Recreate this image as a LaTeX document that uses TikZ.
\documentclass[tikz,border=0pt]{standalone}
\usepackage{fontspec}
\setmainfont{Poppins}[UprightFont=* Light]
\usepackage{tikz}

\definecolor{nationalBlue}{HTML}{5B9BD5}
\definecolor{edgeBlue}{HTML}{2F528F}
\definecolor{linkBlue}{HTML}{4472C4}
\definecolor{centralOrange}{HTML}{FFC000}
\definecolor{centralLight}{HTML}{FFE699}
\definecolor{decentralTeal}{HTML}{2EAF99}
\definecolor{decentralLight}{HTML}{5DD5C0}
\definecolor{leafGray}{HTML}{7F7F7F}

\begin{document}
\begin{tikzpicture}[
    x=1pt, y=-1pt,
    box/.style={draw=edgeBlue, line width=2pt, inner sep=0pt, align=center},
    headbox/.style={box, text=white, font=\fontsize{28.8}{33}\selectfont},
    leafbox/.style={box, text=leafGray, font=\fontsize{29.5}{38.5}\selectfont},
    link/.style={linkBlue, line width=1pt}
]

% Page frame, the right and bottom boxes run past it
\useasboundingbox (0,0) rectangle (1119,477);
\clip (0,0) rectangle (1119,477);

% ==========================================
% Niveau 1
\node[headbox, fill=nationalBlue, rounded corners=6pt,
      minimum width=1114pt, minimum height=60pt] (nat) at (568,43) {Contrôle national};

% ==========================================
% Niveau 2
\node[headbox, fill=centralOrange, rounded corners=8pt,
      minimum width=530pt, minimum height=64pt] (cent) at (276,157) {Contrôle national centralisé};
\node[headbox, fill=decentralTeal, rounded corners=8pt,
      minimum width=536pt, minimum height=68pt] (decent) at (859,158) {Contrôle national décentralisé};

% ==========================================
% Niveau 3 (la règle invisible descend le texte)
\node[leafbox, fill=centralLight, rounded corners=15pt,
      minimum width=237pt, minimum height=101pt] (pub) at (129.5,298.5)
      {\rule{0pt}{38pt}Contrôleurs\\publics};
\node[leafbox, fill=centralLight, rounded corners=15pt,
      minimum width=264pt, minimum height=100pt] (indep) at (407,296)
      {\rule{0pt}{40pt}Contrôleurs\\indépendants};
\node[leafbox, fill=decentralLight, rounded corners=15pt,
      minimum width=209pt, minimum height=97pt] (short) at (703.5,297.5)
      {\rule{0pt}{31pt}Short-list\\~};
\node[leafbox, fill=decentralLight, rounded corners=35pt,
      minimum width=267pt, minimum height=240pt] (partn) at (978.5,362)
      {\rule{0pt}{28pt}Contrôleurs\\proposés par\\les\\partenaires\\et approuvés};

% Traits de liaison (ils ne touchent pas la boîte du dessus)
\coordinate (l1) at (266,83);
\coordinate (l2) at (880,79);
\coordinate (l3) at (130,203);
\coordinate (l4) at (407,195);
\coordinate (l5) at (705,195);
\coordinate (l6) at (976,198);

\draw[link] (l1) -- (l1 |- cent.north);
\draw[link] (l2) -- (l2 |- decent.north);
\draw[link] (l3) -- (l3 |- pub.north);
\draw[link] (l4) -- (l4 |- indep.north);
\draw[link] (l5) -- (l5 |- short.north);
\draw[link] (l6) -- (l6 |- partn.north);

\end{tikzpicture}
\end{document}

------------------------

WHAT NEEDS TO BE DONE: Give back all the data exactly as written.

ANSWER FOR THIS EXERCISE:
Recreate this image as a LaTeX document that uses TikZ.
\documentclass[tikz,border=0pt]{standalone}
\usepackage{fontspec}
\setmainfont{Poppins}[UprightFont=* Light]
\usepackage{tikz}

\definecolor{nationalBlue}{HTML}{5B9BD5}
\definecolor{edgeBlue}{HTML}{2F528F}
\definecolor{linkBlue}{HTML}{4472C4}
\definecolor{centralOrange}{HTML}{FFC000}
\definecolor{centralLight}{HTML}{FFE699}
\definecolor{decentralTeal}{HTML}{2EAF99}
\definecolor{decentralLight}{HTML}{5DD5C0}
\definecolor{leafGray}{HTML}{7F7F7F}

\begin{document}
\begin{tikzpicture}[
    x=1pt, y=-1pt,
    box/.style={draw=edgeBlue, line width=2pt, inner sep=0pt, align=center},
    headbox/.style={box, text=white, font=\fontsize{28.8}{33}\selectfont},
    leafbox/.style={box, text=leafGray, font=\fontsize{29.5}{38.5}\selectfont},
    link/.style={linkBlue, line width=1pt}
]

% Page frame, the right and bottom boxes run past it
\useasboundingbox (0,0) rectangle (1119,477);
\clip (0,0) rectangle (1119,477);

% ==========================================
% Niveau 1
\node[headbox, fill=nationalBlue, rounded corners=6pt,
      minimum width=1114pt, minimum height=60pt] (nat) at (568,43) {Contrôle national};

% ==========================================
% Niveau 2
\node[headbox, fill=centralOrange, rounded corners=8pt,
      minimum width=530pt, minimum height=64pt] (cent) at (276,157) {Contrôle national centralisé};
\node[headbox, fill=decentralTeal, rounded corners=8pt,
      minimum width=536pt, minimum height=68pt] (decent) at (859,158) {Contrôle national décentralisé};

% ==========================================
% Niveau 3 (la règle invisible descend le texte)
\node[leafbox, fill=centralLight, rounded corners=15pt,
      minimum width=237pt, minimum height=101pt] (pub) at (129.5,298.5)
      {\rule{0pt}{38pt}Contrôleurs\\publics};
\node[leafbox, fill=centralLight, rounded corners=15pt,
      minimum width=264pt, minimum height=100pt] (indep) at (407,296)
      {\rule{0pt}{40pt}Contrôleurs\\indépendants};
\node[leafbox, fill=decentralLight, rounded corners=15pt,
      minimum width=209pt, minimum height=97pt] (short) at (703.5,297.5)
      {\rule{0pt}{31pt}Short-list\\~};
\node[leafbox, fill=decentralLight, rounded corners=35pt,
      minimum width=267pt, minimum height=240pt] (partn) at (978.5,362)
      {\rule{0pt}{28pt}Contrôleurs\\proposés par\\les\\partenaires\\et approuvés};

% Traits de liaison (ils ne touchent pas la boîte du dessus)
\coordinate (l1) at (266,83);
\coordinate (l2) at (880,79);
\coordinate (l3) at (130,203);
\coordinate (l4) at (407,195);
\coordinate (l5) at (705,195);
\coordinate (l6) at (976,198);

\draw[link] (l1) -- (l1 |- cent.north);
\draw[link] (l2) -- (l2 |- decent.north);
\draw[link] (l3) -- (l3 |- pub.north);
\draw[link] (l4) -- (l4 |- indep.north);
\draw[link] (l5) -- (l5 |- short.north);
\draw[link] (l6) -- (l6 |- partn.north);

\end{tikzpicture}
\end{document}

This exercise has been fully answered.